CDM is for all occasions: With the launch of the Rs. 5 pack in 1998, CDM became more affordable and hence more accessible for the masses. The ensuing positioning of ‘Khaane Waalon ko khaane ka Bahana Chhayie’ made consumption into a joyful, social occasion.


CDM is a substitute for Indian sweets: In 2004, the `Kuch Meetha Ho Jaaye’ campaign was launched, seeking to increase CDM consumption by making it synonymous with traditional sweets (Mithai).


CDM as a dessert: With the campaign ‘Khaane Ke Baad Meethe Mein Kuch Meetha Ho Jaaye’, Cadbury’s aim was to introduce the thought of having a CDM as a post dinner meetha (dessert).


In the year 2010, the `Shubh Aarambh’ campaign was launched, drawing lines from the traditional Indian custom of having something sweet before embarking on something new. With `Shubh Aarambh’, Cadbury took the Dairy Milk journey a step further into the hearts of its million lovers.


Cadbury GEMs the kid in you: The 2011 campaign “Raho Umarless” celebrates the kid in all of us. The ad talks about two friends unabashedly exchanging the gifts that they get when they buy a Cadbury GEMS pack..


Cadbury Éclairs has been present in India since 1971. The credit for making éclairs, goes to an English confectionary firm which devised this delicious formula in the 1960s. This tasty wonder with indulgent chocolate wrapped in soft, chewy caramel came to Cadbury in 1971, when Cadbury took over this confectionary firm. In 1994 the brand took on the purple and gold packaging which has been its trademark since then.

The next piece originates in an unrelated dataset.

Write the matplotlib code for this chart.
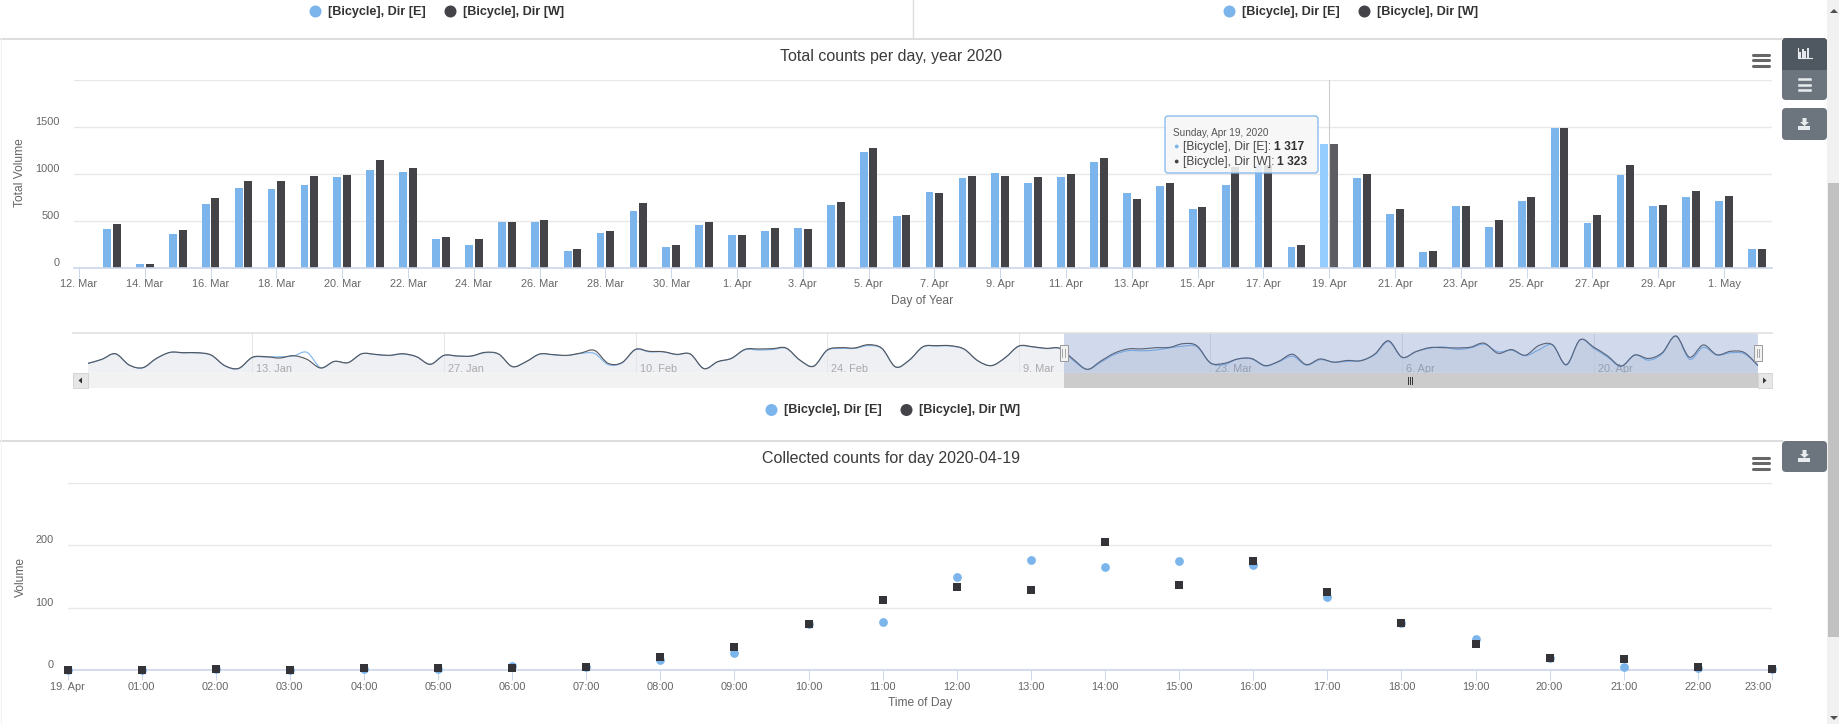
import numpy as np
import matplotlib
matplotlib.use('Agg')
import matplotlib.pyplot as plt
from matplotlib.path import Path
from matplotlib.patches import PathPatch, Rectangle, FancyBboxPatch, Circle, Polygon

plt.rcParams['font.family'] = ['Liberation Sans', 'DejaVu Sans']

# daily totals, 13 Mar - 2 May
days = list(range(1, 52))
east = [418, 39, 357, 686, 854, 846, 879, 971, 1046, 1025, 311, 250, 493, 493, 186, 375, 611,
        225, 461, 354, 389, 429, 675, 1239, 557, 814, 954, 1014, 907, 971, 1132, 804, 868, 632,
        889, 1100, 225, 1317, 954, 579, 175, 664, 439, 718, 1486, 482, 993, 664, 761, 718, 207]
west = [471, 46, 407, 750, 929, 929, 982, 993, 1154, 1068, 325, 304, 493, 514, 207, 396, 696,
        250, 493, 354, 429, 418, 704, 1282, 568, 804, 982, 982, 971, 1004, 1175, 739, 900, 654,
        1079, 1100, 250, 1323, 1004, 632, 186, 664, 514, 761, 1486, 568, 1100, 675, 825, 771, 207]
day_ticks = list(range(0, 51, 2))
day_labels = ['12. Mar', '14. Mar', '16. Mar', '18. Mar', '20. Mar', '22. Mar', '24. Mar', '26. Mar',
              '28. Mar', '30. Mar', '1. Apr', '3. Apr', '5. Apr', '7. Apr', '9. Apr', '11. Apr',
              '13. Apr', '15. Apr', '17. Apr', '19. Apr', '21. Apr', '23. Apr', '25. Apr', '27. Apr',
              '29. Apr', '1. May']

# navigator, 1 Jan - 12 Mar (the rest comes from east/west above)
nav_west = [304, 475, 720, 232, 117, 519, 780, 765, 765, 664, 203, 88, 563, 592, 534, 635, 476, 102,
            390, 333, 720, 693, 650, 720, 592, 260, 650, 621, 621, 780, 708, 160, 376, 708, 680, 650,
            750, 865, 304, 333, 910, 823, 808, 693, 708, 73, 376, 520, 910, 924, 938, 967, 448, 174,
            880, 981, 967, 1110, 952, 145, 445, 1024, 1067, 1067, 924, 419, 203, 549, 1053, 1024,
            952, 952]
nav_east = [300, 470, 715, 240, 105, 510, 775, 750, 750, 650, 190, 70, 550, 575, 590, 620, 780, 115,
            385, 340, 715, 680, 640, 705, 585, 270, 640, 615, 615, 760, 700, 170, 370, 700, 670, 640,
            730, 730, 250, 320, 890, 800, 800, 680, 700, 85, 370, 510, 890, 880, 900, 950, 440, 185,
            860, 950, 950, 1070, 940, 150, 440, 1010, 1050, 1050, 910, 410, 210, 540, 1040, 1010,
            940, 940]
nav_ticks = [12, 26, 40, 54, 68, 82, 96, 110]
nav_labels = ['13. Jan', '27. Jan', '10. Feb', '24. Feb', '9. Mar', '23. Mar', '6. Apr', '20. Apr']

# counts per hour for 2020-04-19
hours = list(range(24))
hour_east = [1, 1, 2, 1, 2, 2, 7, 6, 16, 28, 74, 78, 149, 177, 166, 175, 169, 117, 76, 50, 20, 5, 3, 2]
hour_west = [1, 1, 2, 1, 3, 3, 3, 6, 21, 37, 74, 113, 133, 129, 206, 136, 175, 125, 75, 42, 19, 18, 5, 2]
hour_labels = ['19. Apr', '01:00', '02:00', '03:00', '04:00', '05:00', '06:00', '07:00', '08:00', '09:00',
               '10:00', '11:00', '12:00', '13:00', '14:00', '15:00', '16:00', '17:00', '18:00', '19:00',
               '20:00', '21:00', '22:00', '23:00']

BLUE = '#7cb5ec'
DARK = '#434348'
W, H = 1839, 724
PT = 0.72  # px to pt at dpi 100

fig = plt.figure(figsize=(W / 100, H / 100), dpi=100, facecolor='white')


def px_axes(x0, y0, x1, y1, **kw):
    return fig.add_axes([x0 / W, 1 - y1 / H, (x1 - x0) / W, (y1 - y0) / H], **kw)


def style_axes(ax):
    for s in ['top', 'left', 'right']:
        ax.spines[s].set_visible(False)
    ax.spines['bottom'].set_color('#ccd6eb')
    ax.spines['bottom'].set_linewidth(1.2)
    ax.set_axisbelow(True)
    ax.grid(axis='y', color='#e8e8e8', linewidth=1.0)
    ax.tick_params(axis='x', length=10 * PT, width=0.7, color='#ccd6eb', labelsize=11 * PT,
                   labelcolor='#666666', pad=1)
    ax.tick_params(axis='y', length=0, labelsize=11 * PT, labelcolor='#666666', pad=14 * PT)
    for t in ax.get_yticklabels():
        t.set_va('bottom')


# ---- total counts per day
ax = px_axes(74, 80.2, 1772, 268)
ax.set_xlim((74 - 79) / 32.9, (1772 - 79) / 32.9)
ax.set_ylim(0, 2000)
ax.set_yticks([0, 500, 1000, 1500, 2000])
ax.set_yticklabels(['0', '500', '1000', '1500', ''])
ax.set_xticks(day_ticks)
ax.set_xticklabels(day_labels)
style_axes(ax)

col_e = [BLUE] * len(days)
col_w = [DARK] * len(days)
col_e[37] = '#95cefe'   # hovered day, 19 Apr
col_w[37] = '#5c5c61'
ax.bar(np.array(days) - 0.147, east, width=0.235, color=col_e)
ax.bar(np.array(days) + 0.147, west, width=0.245, color=col_w)
ax.axvline(38, color='#cccccc', linewidth=0.8, zorder=1)

# ---- navigator
nav = px_axes(88, 333, 1758, 372.7)
nav.set_xlim(0, 122)
nav.set_ylim(-101, 1616)
nav.axis('off')


def spline_path(xs, ys, close_at=None):
    # smooth line through the daily points
    xs = np.asarray(xs, float)
    ys = np.asarray(ys, float)
    verts = [(xs[0], ys[0])]
    codes = [Path.MOVETO]
    n = len(xs)
    for i in range(n - 1):
        a = max(i - 1, 0)
        b = min(i + 2, n - 1)
        verts.append((xs[i] + (xs[i + 1] - xs[a]) / 6, ys[i] + (ys[i + 1] - ys[a]) / 6))
        verts.append((xs[i + 1] - (xs[b] - xs[i]) / 6, ys[i + 1] - (ys[b] - ys[i]) / 6))
        verts.append((xs[i + 1], ys[i + 1]))
        codes += [Path.CURVE4] * 3
    if close_at is not None:
        verts += [(xs[-1], close_at), (xs[0], close_at), (xs[0], ys[0])]
        codes += [Path.LINETO, Path.LINETO, Path.CLOSEPOLY]
    return Path(verts, codes)


nav_x = list(range(123))
full_east = nav_east + east
full_west = nav_west + west
nav.add_patch(PathPatch(spline_path(nav_x, full_west, -101), facecolor='#eff0f4', edgecolor='none', zorder=1))
for t, lab in zip(nav_ticks, nav_labels):
    nav.axvline(t, color='#e6e6e6', linewidth=0.7, zorder=2)
    nav.text(t + 0.3, 80, lab, color='#aaaaaa', fontsize=11 * PT, va='center', ha='left', zorder=2)
nav.add_patch(PathPatch(spline_path(nav_x, full_east), facecolor='none', edgecolor=BLUE, linewidth=0.8, zorder=3))
nav.add_patch(PathPatch(spline_path(nav_x, full_west), facecolor='none', edgecolor='#55555a', linewidth=0.8, zorder=4))
nav.axvspan(71.3, 122, color='#6685c2', alpha=0.3, linewidth=0, zorder=5)

# ---- counts for the day
ax2 = px_axes(67.5, 483, 1772, 670.3)
ax2.set_xlim(0, 23)
ax2.set_ylim(0, 300)
ax2.set_yticks([0, 100, 200, 300])
ax2.set_yticklabels(['0', '100', '200', ''])
ax2.set_xticks(hours)
ax2.set_xticklabels(hour_labels)
style_axes(ax2)
ax2.get_xticklabels()[-1].set_ha('right')
ax2.scatter(hours, hour_east, s=40, marker='o', color=BLUE, clip_on=False, zorder=3, linewidths=0)
ax2.scatter(hours, hour_west, s=38, marker='s', color='#333338', clip_on=False, zorder=4, linewidths=0)

# ---- everything around the charts, in page pixels
ov = fig.add_axes([0, 0, 1, 1], facecolor='none')
ov.set_xlim(0, W)
ov.set_ylim(H, 0)
ov.axis('off')

ov.plot([0, 1782], [38.5, 38.5], color='#dddddd', linewidth=1.4)
ov.plot([0, 1782], [441, 441], color='#dddddd', linewidth=1.4)
ov.plot([913.5, 913.5], [0, 38], color='#dddddd', linewidth=1)
ov.plot([0.5, 0.5], [38, 724], color='#f2f2f2', linewidth=0.8)


def legend_entry(x, y, color, label):
    ov.add_patch(Circle((x, y), 6, color=color, linewidth=0))
    ov.text(x + 13, y + 0.5, label, fontsize=12.6 * PT, fontweight='bold', color='#333333', va='center')


legend_entry(315.5, 11.5, BLUE, '[Bicycle], Dir [E]')
legend_entry(450.5, 11.5, DARK, '[Bicycle], Dir [W]')
legend_entry(1229.5, 11.5, BLUE, '[Bicycle], Dir [E]')
legend_entry(1364.5, 11.5, DARK, '[Bicycle], Dir [W]')
legend_entry(771.5, 410, BLUE, '[Bicycle], Dir [E]')
legend_entry(906.5, 410, DARK, '[Bicycle], Dir [W]')

ov.text(891.5, 56.5, 'Total counts per day, year 2020', fontsize=16 * PT, color='#3a3a3a', ha='center', va='center')
ov.text(891.5, 458, 'Collected counts for day 2020-04-19', fontsize=16 * PT, color='#3a3a3a', ha='center', va='center')
ov.text(922, 301, 'Day of Year', fontsize=12 * PT, color='#666666', ha='center', va='center')
ov.text(920, 703, 'Time of Day', fontsize=12 * PT, color='#666666', ha='center', va='center')
ov.text(20.5, 173, 'Total Volume', fontsize=12 * PT, color='#666666', ha='center', va='center', rotation=90)
ov.text(20.5, 577, 'Volume', fontsize=12 * PT, color='#666666', ha='center', va='center', rotation=90)

# hamburger menus
for cy in [60, 463]:
    for dy in [-5.5, 0, 5.5]:
        ov.plot([1753, 1769], [cy + dy, cy + dy], color='#666666', linewidth=2.2, solid_capstyle='round')

# navigator frame and scrollbar
ov.plot([73, 1772], [333, 333], color='#e0e0e0', linewidth=1.2)
ov.add_patch(Rectangle((73, 373), 1699, 15, color='#f2f2f2', linewidth=0))
ov.add_patch(Rectangle((1063.6, 373), 694.4, 15, color='#cccccc', linewidth=0))
ov.add_patch(Rectangle((73, 373), 15, 15, facecolor='#e6e6e6', edgecolor='#cccccc', linewidth=0.5))
ov.add_patch(Rectangle((1758, 373), 14, 15, facecolor='#e6e6e6', edgecolor='#cccccc', linewidth=0.5))
ov.add_patch(Polygon([[82, 377.5], [82, 383.5], [78.5, 380.5]], color='#333333', linewidth=0))
ov.add_patch(Polygon([[1763, 377.5], [1763, 383.5], [1766.5, 380.5]], color='#333333', linewidth=0))
for dx in [-2, 0, 2]:
    ov.plot([1410 + dx, 1410 + dx], [377, 384], color='#333333', linewidth=0.7)
for hx in [1063.6, 1758]:
    ov.add_patch(Rectangle((hx - 4, 345), 8, 15.5, facecolor='#f2f2f2', edgecolor='#999999', linewidth=0.7, zorder=6))
    for dx in [-1.2, 1.2]:
        ov.plot([hx + dx, hx + dx], [349, 357], color='#999999', linewidth=0.6, zorder=7)

# tooltip
ov.add_patch(FancyBboxPatch((1167, 118), 149, 53, boxstyle='round,pad=2,rounding_size=3', facecolor='#f7f7f7',
                            edgecolor=BLUE, linewidth=1, alpha=0.88, zorder=8))
ov.text(1172.7, 132.5, 'Sunday, Apr 19, 2020', fontsize=10 * PT, color='#555555', va='center', zorder=9)
ov.add_patch(Circle((1176.7, 146.5), 1.9, color=BLUE, linewidth=0, zorder=9))
ov.add_patch(Circle((1176.7, 161.5), 1.9, color=DARK, linewidth=0, zorder=9))
ov.text(1183, 147, '[Bicycle], Dir [E]:', fontsize=12 * PT, color='#444444', va='center', zorder=9)
ov.text(1183, 162, '[Bicycle], Dir [W]:', fontsize=12 * PT, color='#444444', va='center', zorder=9)
ov.text(1274, 147, '1 317', fontsize=12 * PT, fontweight='bold', color='#333333', va='center', zorder=9)
ov.text(1277.5, 162, '1 323', fontsize=12 * PT, fontweight='bold', color='#333333', va='center', zorder=9)

# side buttons
def button(y0, y1, color):
    ov.add_patch(FancyBboxPatch((1784, y0 + 2), 41, y1 - y0 - 4, boxstyle='round,pad=2,rounding_size=4',
                                facecolor=color, edgecolor='none'))


button(38, 100, '#6c757d')
button(38, 70, '#4f5760')
ov.add_patch(Rectangle((1782, 60), 45, 10, color='#4f5760', linewidth=0))
button(108, 140, '#6c757d')
button(441, 472, '#6c757d')

ICON = '#e9ecef'
ov.plot([1798, 1798, 1812], [48, 58, 58], color=ICON, linewidth=0.8)
for bx, top in zip([1800.5, 1803, 1805.5, 1808], [53, 50, 52, 49]):
    ov.plot([bx, bx], [57, top], color=ICON, linewidth=1.4)
for dy in [79, 84.5, 90]:
    ov.plot([1799, 1810], [dy, dy], color=ICON, linewidth=1.8)
for cy in [124, 456]:
    ov.add_patch(Polygon([[1802.5, cy - 6], [1806.5, cy - 6], [1806.5, cy - 2], [1809, cy - 2], [1804.5, cy + 2],
                          [1800, cy - 2], [1802.5, cy - 2]], color=ICON, linewidth=0))
    ov.add_patch(Rectangle((1798.5, cy + 1.5), 12, 4.5, color=ICON, linewidth=0))

# page scrollbar
ov.add_patch(Rectangle((1827, 0), 12, H, color='#f1f1f1', linewidth=0))
ov.add_patch(Rectangle((1828.5, 183), 10.5, 454, color='#c1c1c1', linewidth=0))
ov.add_patch(Polygon([[1830, 13], [1838, 13], [1834, 9]], color='#505050', linewidth=0))
ov.add_patch(Polygon([[1830, 716], [1838, 716], [1834, 720]], color='#505050', linewidth=0))

fig.savefig('out.png', dpi=100)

As on yesterday Cadbury has innovated a new repositioning strategy again. They have changed Cadbury Eclairs’s name to Cadbury Choclairs. The think tank of Cadbury seem to believe that their USP are the words Cadbury and Chocolate and they don’t want the brand dilution. So the reinforcement of the word Choclairs along with the word Cadbury. But one small doubt. The category is called a Éclair. Is it possible that Cadbury is opening a wee bit of the door for the competition to jump in?